Did you know you can’t see through a “12-inch” thick concrete wall, he asked? (One suspects the reporter did.) 

Another pesky media type asked Mr. Trump if he was at all concerned about the 800,000 federal workers going without pay. What about their financial safety net? Trump claimed that most furloughed workers loved the concept of the Great Wall of Trump. If it was made of concrete (not that it would be) tens of thousands of them would probably visit the border, stick a hand or foot in the wet concrete and use a stick to write their names, or maybe, “Trump is the Best!” 

“The safety net,” for furloughed federal workers, he continued, “is going to be having a strong border because we’re going to be safe.” 

Friday, hundreds of Transportation Safety Administration employees were so happy to hear about this new safety net, and so thrilled to be working without pay, they decided to call in sick. 

 

“We cannot recall a more absurd misstatement.” 

The Stupidity Index shot up again when Trump told reporters watching, and a stunned cabinet, that Russia was right to invade Afghanistan in 1979. “The reason Russia was in Afghanistan,” he explained, “was because terrorists were going into Russia. They were right to be there,” he said. 

This was news, for sure, to U.S. military leaders, NATO allies, random Afghans, and even the Russians. The editorial board of the Wall Street Journal roasted the president. His remarks, the Journal said, were “absurd” and “reprehensible.” 

“Right to be there?” the editors fumed. “We cannot recall a more absurd misstatement of history by an American President.

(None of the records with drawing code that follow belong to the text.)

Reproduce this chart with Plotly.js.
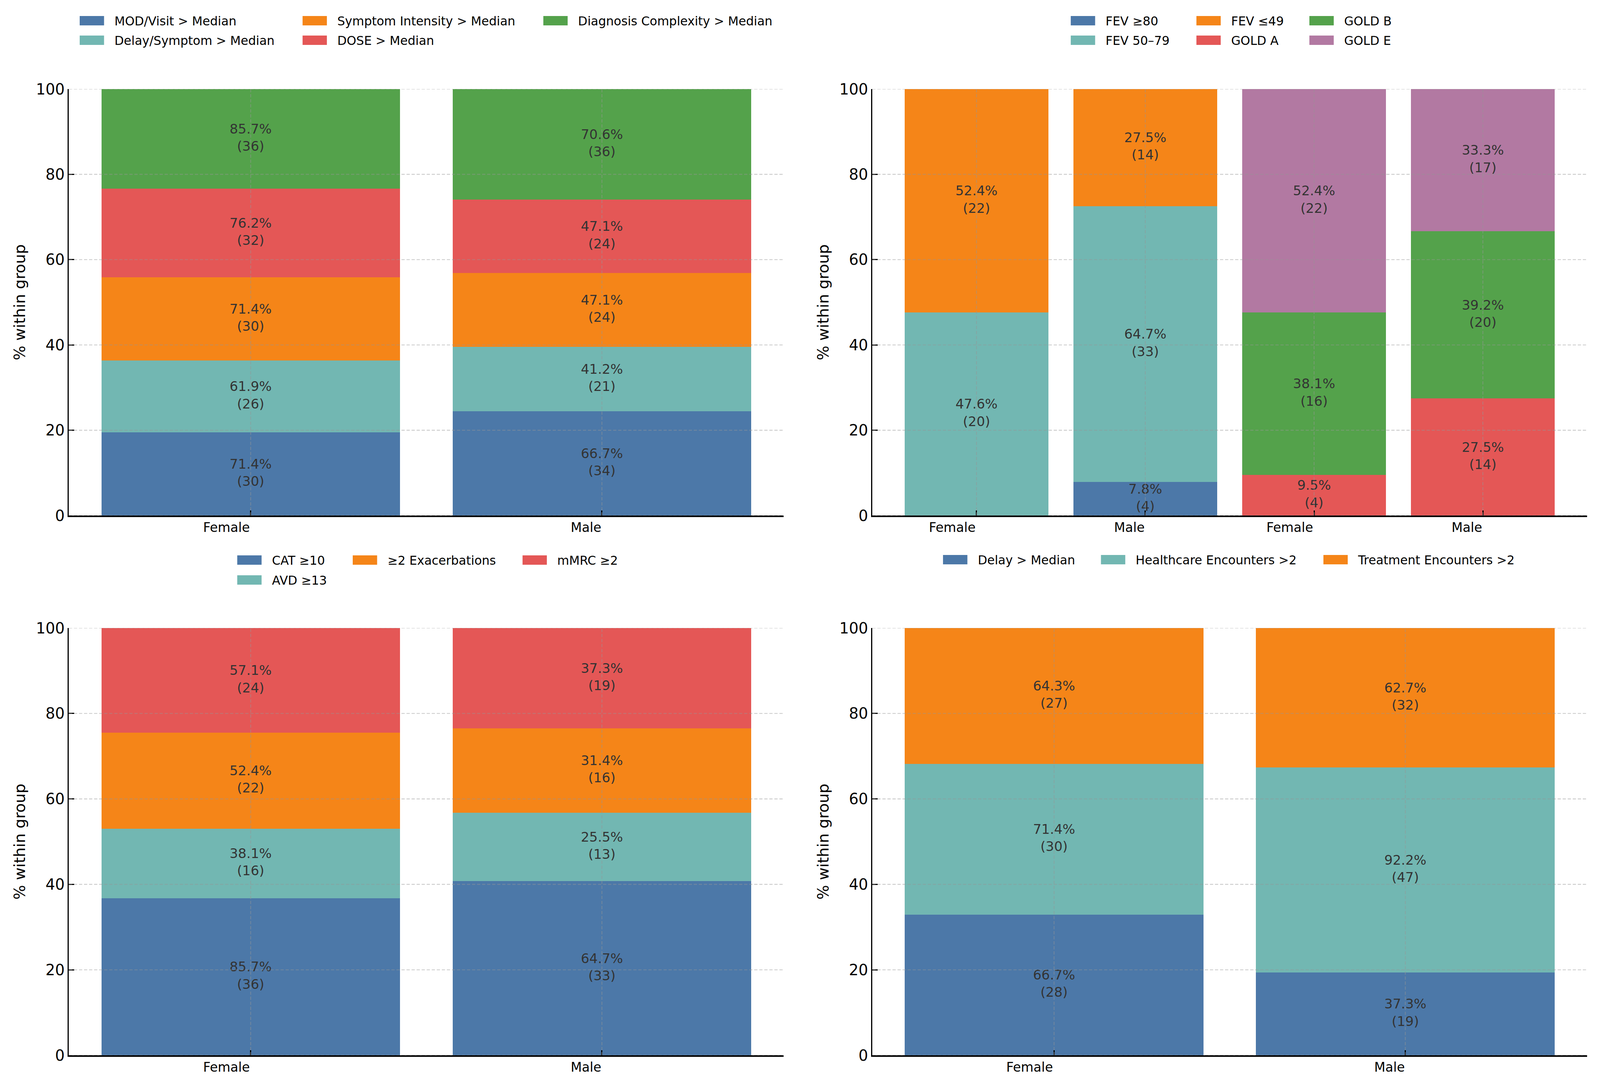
<!DOCTYPE html>
<html><head><meta charset="utf-8">
<script src="https://cdn.plot.ly/plotly-3.0.1.min.js"></script>
<style>html,body{margin:0;padding:0;background:#fff;overflow:hidden}</style>
</head><body><div id="chart"></div>
<script>
// ---------------- DATA ----------------
const genderLabels = ['Female', 'Male'];
const genderPos = [0, 1];
const stageLabels = ['Female', 'Male', 'Female', 'Male'];
const stagePos = [0, 1, 2, 3];
const yTicks = [0, 20, 40, 60, 80, 100];
const yTitle = '% within group';

// Panel A (top-left)
const aSeries = ['MOD/Visit > Median', 'Delay/Symptom > Median', 'Symptom Intensity > Median', 'DOSE > Median', 'Diagnosis Complexity > Median'];
const aPct = [[71.4, 66.7], [61.9, 41.2], [71.4, 47.1], [76.2, 47.1], [85.7, 70.6]];
const aN = [[30, 34], [26, 21], [30, 24], [32, 24], [36, 36]];

// Panel B (top-right): FEV at first two positions, GOLD at last two
const fevSeries = ['FEV ≥80', 'FEV 50–79', 'FEV ≤49'];
const fevPct = [[0.0, 7.8], [47.6, 64.7], [52.4, 27.5]];
const fevN = [[0, 4], [20, 33], [22, 14]];
const goldSeries = ['GOLD A', 'GOLD B', 'GOLD E'];
const goldPct = [[9.5, 27.5], [38.1, 39.2], [52.4, 33.3]];
const goldN = [[4, 14], [16, 20], [22, 17]];

// Panel C (bottom-left)
const cSeries = ['CAT ≥10', 'AVD ≥13', '≥2 Exacerbations', 'mMRC ≥2'];
const cPct = [[85.7, 64.7], [38.1, 25.5], [52.4, 31.4], [57.1, 37.3]];
const cN = [[36, 33], [16, 13], [22, 16], [24, 19]];

// Panel D (bottom-right)
const dSeries = ['Delay > Median', 'Healthcare Encounters >2', 'Treatment Encounters >2'];
const dPct = [[66.7, 37.3], [71.4, 92.2], [64.3, 62.7]];
const dN = [[28, 19], [30, 47], [27, 32]];

// ---------------- STYLE ----------------
const DW = 4459, DH = 2773;   // design size
const W = document.documentElement.clientWidth || window.innerWidth || DW;
const H = document.documentElement.clientHeight || window.innerHeight || DH;
const Sx = W / DW, Sy = H / DH, Sf = Math.min(Sx, Sy);
const fx = v => v * Sx, fy = v => v * Sy, ff = v => v * Sf;
const FONT = 'DejaVu Sans, Liberation Sans, sans-serif';
const colors = {
  'MOD/Visit > Median': '#4c78a8', 'Delay/Symptom > Median': '#72b7b2', 'Symptom Intensity > Median': '#f58518',
  'DOSE > Median': '#e45756', 'Diagnosis Complexity > Median': '#54a24b',
  'FEV ≥80': '#4c78a8', 'FEV 50–79': '#72b7b2', 'FEV ≤49': '#f58518',
  'GOLD A': '#e45756', 'GOLD B': '#54a24b', 'GOLD E': '#b279a2',
  'CAT ≥10': '#4c78a8', 'AVD ≥13': '#72b7b2', '≥2 Exacerbations': '#f58518', 'mMRC ≥2': '#e45756',
  'Delay > Median': '#4c78a8', 'Healthcare Encounters >2': '#72b7b2', 'Treatment Encounters >2': '#f58518'
};
// legend swatch left edge / row centre (design px)
const legendSpots = {
  'MOD/Visit > Median': [222, 53], 'Delay/Symptom > Median': [222, 103],
  'Symptom Intensity > Median': [843, 53], 'DOSE > Median': [843, 103],
  'Diagnosis Complexity > Median': [1514, 53],
  'FEV ≥80': [2984, 53], 'FEV 50–79': [2984, 103], 'FEV ≤49': [3334, 53],
  'GOLD A': [3334, 103], 'GOLD B': [3649, 53], 'GOLD E': [3649, 103],
  'CAT ≥10': [661, 1434], 'AVD ≥13': [661, 1485], '≥2 Exacerbations': [983, 1434], 'mMRC ≥2': [1456, 1434],
  'Delay > Median': [2628, 1433], 'Healthcare Encounters >2': [3068, 1433], 'Treatment Encounters >2': [3688, 1433]
};
const LEG_FONT = ff(34);
const LEG_TEXT_X = fx(97);                 // swatch left -> text start
const LEG_ITEMW = Math.max(30, LEG_TEXT_X - 10);
const LEG_CENTER = 5 + (1.3 * LEG_FONT + 3) / 2;  // legend top -> first item centre
const SW_W = fx(68), SW_H = fy(24);

const data = [];
const layout = {
  width: W, height: H, margin: {l: 0, r: 0, t: 0, b: 0},
  paper_bgcolor: '#ffffff', plot_bgcolor: 'rgba(0,0,0,0)',
  font: {family: FONT, size: ff(43), color: '#000'},
  barmode: 'stack', showlegend: true, shapes: [], annotations: []
};
let legendCount = 0;

function shares(counts) {
  const totals = counts[0].map((_, j) => counts.reduce((s, row) => s + row[j], 0));
  return counts.map(row => row.map((v, j) => v / totals[j] * 100));
}

function stack(names, pcts, counts, xs, xa, ya) {
  const h = shares(counts);
  const cum = xs.map(() => 0);
  names.forEach((name, i) => {
    legendCount++;
    const lid = legendCount === 1 ? 'legend' : 'legend' + legendCount;
    const [lx, ly] = legendSpots[name];
    layout[lid] = {
      x: lx / DW, xanchor: 'left', y: 1 - (fy(ly) - LEG_CENTER) / H, yanchor: 'top',
      orientation: 'v', bgcolor: 'rgba(0,0,0,0)', borderwidth: 0, itemwidth: LEG_ITEMW,
      font: {family: FONT, size: LEG_FONT, color: '#000'}, traceorder: 'normal'
    };
    data.push({
      type: 'bar', name, x: xs, y: h[i], width: 0.85, xaxis: xa, yaxis: ya, legend: lid,
      marker: {color: colors[name], line: {width: 0}}, hoverinfo: 'skip'
    });
    const tx = [], ty = [], tt = [];
    xs.forEach((x, j) => {
      if (counts[i][j] > 0) {
        tx.push(x); ty.push(cum[j] + h[i][j] / 2);
        tt.push(pcts[i][j].toFixed(1) + '%<br>(' + counts[i][j] + ')');
      }
      cum[j] += h[i][j];
    });
    data.push({
      type: 'scatter', mode: 'text', x: tx, y: ty, text: tt, textposition: 'middle center',
      textfont: {family: FONT, size: ff(37), color: '#333333'}, xaxis: xa, yaxis: ya,
      showlegend: false, hoverinfo: 'skip', cliponaxis: false
    });
  });
}

stack(aSeries, aPct, aN, genderPos, 'x', 'y');
stack(fevSeries, fevPct, fevN, [stagePos[0], stagePos[1]], 'x2', 'y2');
stack(goldSeries, goldPct, goldN, [stagePos[2], stagePos[3]], 'x2', 'y2');
stack(cSeries, cPct, cN, genderPos, 'x3', 'y3');
stack(dSeries, dPct, dN, genderPos, 'x4', 'y4');

const domL = [192 / DW, 2184 / DW], domR = [2431 / DW, 4423 / DW];
const domT = [1 - 1320 / DH, 1 - 228 / DH], domB = [1 - 2702 / DH, 1 - 1608 / DH];

function xAxis(domain, range, tickvals, anchor) {
  return {domain, range, tickvals, showticklabels: false, ticks: 'inside', ticklen: fy(13), tickwidth: fx(3),
    tickcolor: '#000', showline: true, linecolor: '#000', linewidth: fy(3.5), showgrid: false,
    zeroline: false, anchor, fixedrange: true};
}
function yAxis(domain, anchor) {
  return {domain, range: [0, 100], tickvals: yTicks, ticks: 'inside', ticklen: fx(15), tickwidth: fy(3),
    tickcolor: '#000', showline: true, linecolor: '#000', linewidth: fx(3.5), showgrid: false,
    zeroline: false, anchor, tickfont: {family: FONT, size: ff(42), color: '#000'}, ticklabelstandoff: fx(12),
    title: {text: yTitle, font: {family: FONT, size: ff(43), color: '#000'}, standoff: fx(17)},
    automargin: false, fixedrange: true};
}
const panels = [
  {xa: 'x', ya: 'y', xd: domL, yd: domT, range: [-0.5175, 1.5175], pos: genderPos, labels: genderLabels},
  {xa: 'x2', ya: 'y2', xd: domR, yd: domT, range: [-0.6175, 3.6175], pos: stagePos, labels: stageLabels},
  {xa: 'x3', ya: 'y3', xd: domL, yd: domB, range: [-0.5175, 1.5175], pos: genderPos, labels: genderLabels},
  {xa: 'x4', ya: 'y4', xd: domR, yd: domB, range: [-0.5175, 1.5175], pos: genderPos, labels: genderLabels}
];
const gridLine = {color: 'rgba(150,150,150,0.5)', width: ff(2.3), dash: ff(9).toFixed(1) + 'px,' + ff(5).toFixed(1) + 'px'};
panels.forEach(p => {
  const xk = 'xaxis' + p.xa.slice(1), yk = 'yaxis' + p.ya.slice(1);
  layout[xk] = xAxis(p.xd, p.range, p.pos, p.ya);
  layout[yk] = yAxis(p.yd, p.xa);
  yTicks.forEach(v => layout.shapes.push({type: 'line', xref: p.xa + ' domain', x0: 0, x1: 1,
    yref: p.ya, y0: v, y1: v, layer: 'above', line: gridLine}));
  p.pos.forEach(v => layout.shapes.push({type: 'line', xref: p.xa, x0: v, x1: v,
    yref: p.ya + ' domain', y0: 0, y1: 1, layer: 'above', line: gridLine}));
  p.pos.forEach((v, i) => layout.annotations.push({xref: p.xa, yref: p.ya, x: v, y: 0,
    text: p.labels[i], showarrow: false, xanchor: 'right', yanchor: 'top', yshift: -fy(9),
    font: {family: FONT, size: ff(36), color: '#000'}}));
});

const gd = document.getElementById('chart');
gd.style.width = W + 'px';
gd.style.height = H + 'px';

// widen the legend swatches into matplotlib-like patches
function fixSwatches() {
  gd.querySelectorAll('g.traces').forEach(g => {
    const paths = g.querySelectorAll('g.legendpoints path');
    const t = g.querySelector('text');
    if (!paths.length) return;
    const tx = t ? parseFloat(t.getAttribute('x')) : NaN;
    const textX = isNaN(tx) ? LEG_ITEMW + 10 : tx;
    const cx = textX - LEG_TEXT_X + SW_W / 2;
    const want = 'translate(' + cx.toFixed(2) + ',0) scale(' + (SW_W / 12).toFixed(4) + ',' + (SW_H / 12).toFixed(4) + ')';
    paths.forEach(p => { if (p.getAttribute('transform') !== want) p.setAttribute('transform', want); });
  });
}
const mo = new MutationObserver(fixSwatches);
mo.observe(gd, {childList: true, subtree: true, attributes: true, attributeFilter: ['transform']});
Plotly.newPlot(gd, data, layout, {displayModeBar: false, responsive: false}).then(() => {
  fixSwatches();
  gd.on('plotly_afterplot', fixSwatches);
  [50, 200, 600, 1500].forEach(t => setTimeout(fixSwatches, t));
});
</script></body></html>
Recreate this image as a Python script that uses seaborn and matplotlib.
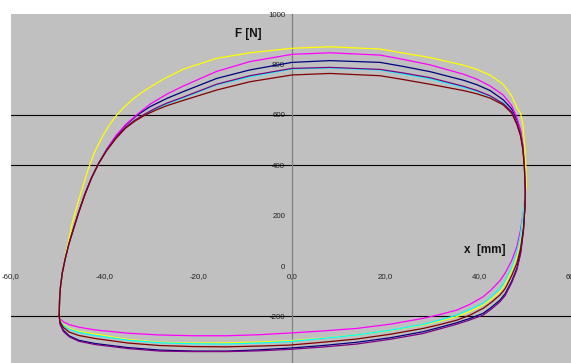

The Soviet Union invaded Afghanistan with three divisions in December 1979 to prop up a fellow communist government.” Both the Carter and Reagan administrations began supplying weapons to the Afghans in a fight to drive the invaders out. 

Trump’s additional statements, mocking the contribution of NATO allies to our fight after 9/11, proved not only incredibly stupid but grotesque. “They tell me a hundred times, ‘Oh, we sent you soldiers. We sent you soldiers,’” Trump whined. He insisted NATO allies had to kick in more dough.

 

Let’s be blunt. Trump was epically stupid when it came to the history of the Russian invasion. 

He was mathematically stupid when he ignored the contribution of NATO partners (130,000 troops sent to Afghanistan since the 9/11 attacks). 

He was morally stupid, when it came to current affairs, ignoring the over-arching fact that 16,000 NATO troops were putting their lives on the line, beside our own forces, in Afghanistan, now. 

He was grotesquely stupid when he discounted the sacrifices of NATO troops. Thousands have been wounded or maimed in Afghanistan and 1,141 have lost their lives there since a day, seventeen years ago, when the United States was attacked, and our allies rallied to our defense.

 

In a rambling 95-minute cabinet meeting, the president went on to explain why he no longer needed advice from all the great generals he originally hired, “his generals,” as he once called them. That was before they were convicted of felonies (Flynn), fired (H.R. McMaster), pushed out (Kelly), or resigned in disgust (Mattis). Trump insisted he knew more about the military than anyone else. 

“I think I would have been a good general, but who knows,” he said. 

This is reminiscent of the time the president claimed he’d have been a hero if he had been present when a former student opened fire at Marjory Stoneman Douglass High School, killing or wounding 34. “I really believe I’d run in there,” he told an audience, “even if I didn’t have a weapon.” 

(Do we need to point out the fallacy of that comment, considering that both careers – general and hero – would have been halted before they began by Mr. Trump’s crippling bone spurs?)